Now, let’s say someone wants Holy Water. That person takes a small Holy Water bottle (let’s say 3 oz.) fills it up with plain water at the house and brings it to church. The person then pours that small bottle into the vessel that has 4 gallons of Holy Water. (the “why” doesn’t matter, let’s just say he does it.) Now, all the water is Holy Water, because the plain mixes with the blessed and they become inseparable and indistinguishable.

On the other hand, reverse the situation.

The 5 gallon vessel is empty. So some (misguided) person refills it with 5 gallons of plain water then pours a 3 oz. bottle of Holy Water into the vessel. What do we have? 5 gallons of unblessed water.

Things like the above can (and do!) happen. So then they do, we need an answer. We cannot just shrug our shoulders and walk away saying “it doesn’t matter.” We need some answer.
 
Excuse my ignorance, but isn’t Holy Water more than water being blessed. Isn’t there a “recipe” of sort (including salt?).

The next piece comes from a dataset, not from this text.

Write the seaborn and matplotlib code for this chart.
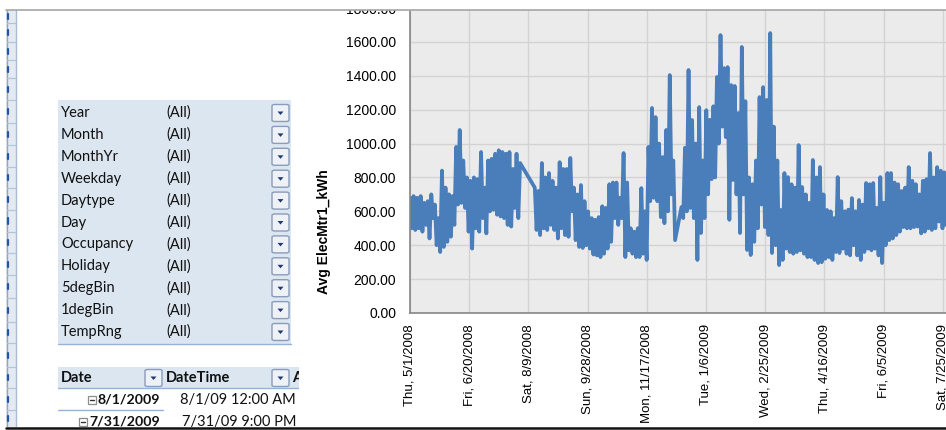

Or, does just the font need to be blessed?

Not looking for a fight, just looking for an education.
Yes, blessed salt should always be added as part of the process of providing Holy Water.
 
Yes, blessed salt should always be added as part of the process of providing Holy Water.
Thank you.

If I understand it correctly through further research (third edition of Roman Missal), it still is optional?
 
The discussion is about dilution ratio. Numbers, percentage, fraction etc. This is science. If you want to quibble we can call it mathematics. To what other domain could ratio possibly belong? If this is not self-evident to you I have nothing further to add.